• Work instructions:
Reproduce the full listing below unchanged, apart from the pictures.

• Information provided:
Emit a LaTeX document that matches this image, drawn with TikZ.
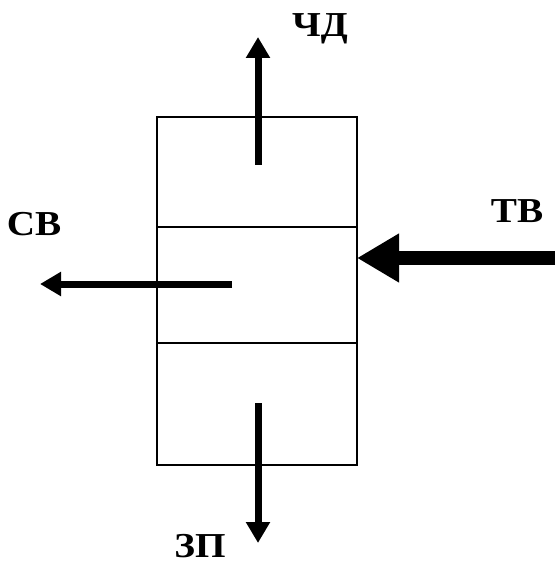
\documentclass[tikz,border=0pt]{standalone}
\usepackage{fontspec}
\setmainfont{Liberation Serif}
\usetikzlibrary{arrows.meta}
\begin{document}
\begin{tikzpicture}[x=1pt,y=-1pt,
  cell/.style={draw,line width=2.8pt,minimum width=200pt,inner sep=0pt,outer sep=0pt},
  lbl/.style={font=\fontsize{35}{40}\selectfont\bfseries,anchor=base,inner sep=0pt,xscale=1.12},
  flow/.style={line width=7pt,-{Triangle[length=21pt,width=23pt]}},
  bigflow/.style={line width=14pt,-{Triangle[length=42pt,width=46pt]}}]
\useasboundingbox (0,0) rectangle (555,564);
\node[cell,minimum height=110pt] (top) at (257,172) {};
\node[cell,minimum height=116pt] (mid) at (257,285) {};
\node[cell,minimum height=122pt] (bot) at (257,404) {};
\coordinate (upS) at (258,165);
\coordinate (upE) at (258,37);
\coordinate (lfS) at (232,284);
\coordinate (lfE) at (40,284);
\coordinate (rtS) at (555,258);
\coordinate (dnS) at (258,403);
\coordinate (dnE) at (258,543);
\draw[flow] (upS) -- (upE);
\draw[flow] (lfS) -- (lfE);
\draw[bigflow] (rtS) -- (mid.east |- rtS);
\draw[flow] (dnS) -- (dnE);
\node[lbl] (chd) at (320,37) {ЧД};
\node[lbl] (sv) at (34,235) {СВ};
\node[lbl] (tv) at (517,222) {ТВ};
\node[lbl] (zp) at (200,557) {ЗП};
\end{tikzpicture}
\end{document}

• Written answer:
Emit a LaTeX document that matches this image, drawn with TikZ.
\documentclass[tikz,border=0pt]{standalone}
\usepackage{fontspec}
\setmainfont{Liberation Serif}
\usetikzlibrary{arrows.meta}
\begin{document}
\begin{tikzpicture}[x=1pt,y=-1pt,
  cell/.style={draw,line width=2.8pt,minimum width=200pt,inner sep=0pt,outer sep=0pt},
  lbl/.style={font=\fontsize{35}{40}\selectfont\bfseries,anchor=base,inner sep=0pt,xscale=1.12},
  flow/.style={line width=7pt,-{Triangle[length=21pt,width=23pt]}},
  bigflow/.style={line width=14pt,-{Triangle[length=42pt,width=46pt]}}]
\useasboundingbox (0,0) rectangle (555,564);
\node[cell,minimum height=110pt] (top) at (257,172) {};
\node[cell,minimum height=116pt] (mid) at (257,285) {};
\node[cell,minimum height=122pt] (bot) at (257,404) {};
\coordinate (upS) at (258,165);
\coordinate (upE) at (258,37);
\coordinate (lfS) at (232,284);
\coordinate (lfE) at (40,284);
\coordinate (rtS) at (555,258);
\coordinate (dnS) at (258,403);
\coordinate (dnE) at (258,543);
\draw[flow] (upS) -- (upE);
\draw[flow] (lfS) -- (lfE);
\draw[bigflow] (rtS) -- (mid.east |- rtS);
\draw[flow] (dnS) -- (dnE);
\node[lbl] (chd) at (320,37) {ЧД};
\node[lbl] (sv) at (34,235) {СВ};
\node[lbl] (tv) at (517,222) {ТВ};
\node[lbl] (zp) at (200,557) {ЗП};
\end{tikzpicture}
\end{document}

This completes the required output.